Birthday Problem Monte Carlo Simulation
It’s a lot simpler to simulate this problem over arriving at it analytically.
- First, choose the group size as N.
- Then randomly assign a date to each person in that group. Instead of assigning a date in terms of day and month, we can assign a number from 1 to 365.
- Check if there are any duplicate dates in the group.
- Divide the count of occurrences with the total number of experiments performed.
From the table above that we derived analytically, we can see that at 30 people, the probability of having a shared birthday is nearly 70%. So, for our experiment, let’s run the simulation with N=30.

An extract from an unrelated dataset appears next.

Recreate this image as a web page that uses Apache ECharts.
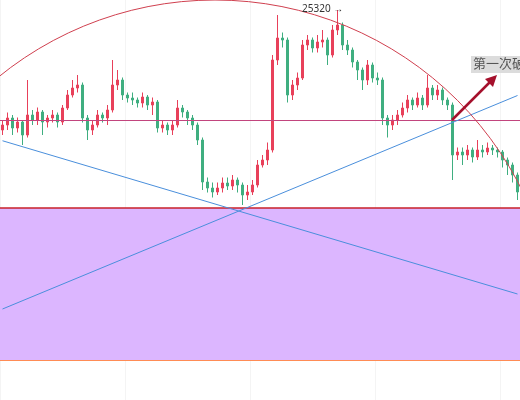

import matplotlib.pyplot as plt
import numpy as np
np.random.seed(10)
def contains_duplicates(X):
return len(np.unique(X)) != len(X)
shared_birthday = 0
total_number_of_experiments = 0
probabilities = []
number_of_people = 30
for experiment_index in range(0,100):
# assign dates to people
dates = np.random.choice(range(1,366), size=(number_of_people))
# check if there are duplicates
if contains_duplicates(dates):
shared_birthday+=1 # increment shared birthday
total_number_of_experiments += 1 # increment count
probability = shared_birthday/total_number_of_experiments
probabilities.append(probability)
plt.plot(probabilities)
plt.title("Output of 100 Experiments, converging to " + str(probabilities[-1]))
plt.show()
The outcomes are shown below
As can be seen in the charts above, as more and more experiments are performed, the probabilities are slowly converging to our theoretical value of 0.70 for 30 people.
Key Ideas
- The Birthday problem or Birthday paradox states that, in a set of n randomly chosen people, some will have the same birthday. In a group of 23 people, the probability of a shared birthday exceeds 50%, while a group of 70 has a 99.9% chance of a shared birthday.
- We can use conditional probability to arrive at the above-mentioned probabilities.
- Monte Carlo simulation is a way to randomly simulate a large number of events and arrive at the probability of an outcome using the results of the simulated experiments.
- Monte Carlo simulation must perform a large number of experiments, over a million usually to find where the probability is converging. The value of convergence is usually very close to the real probability.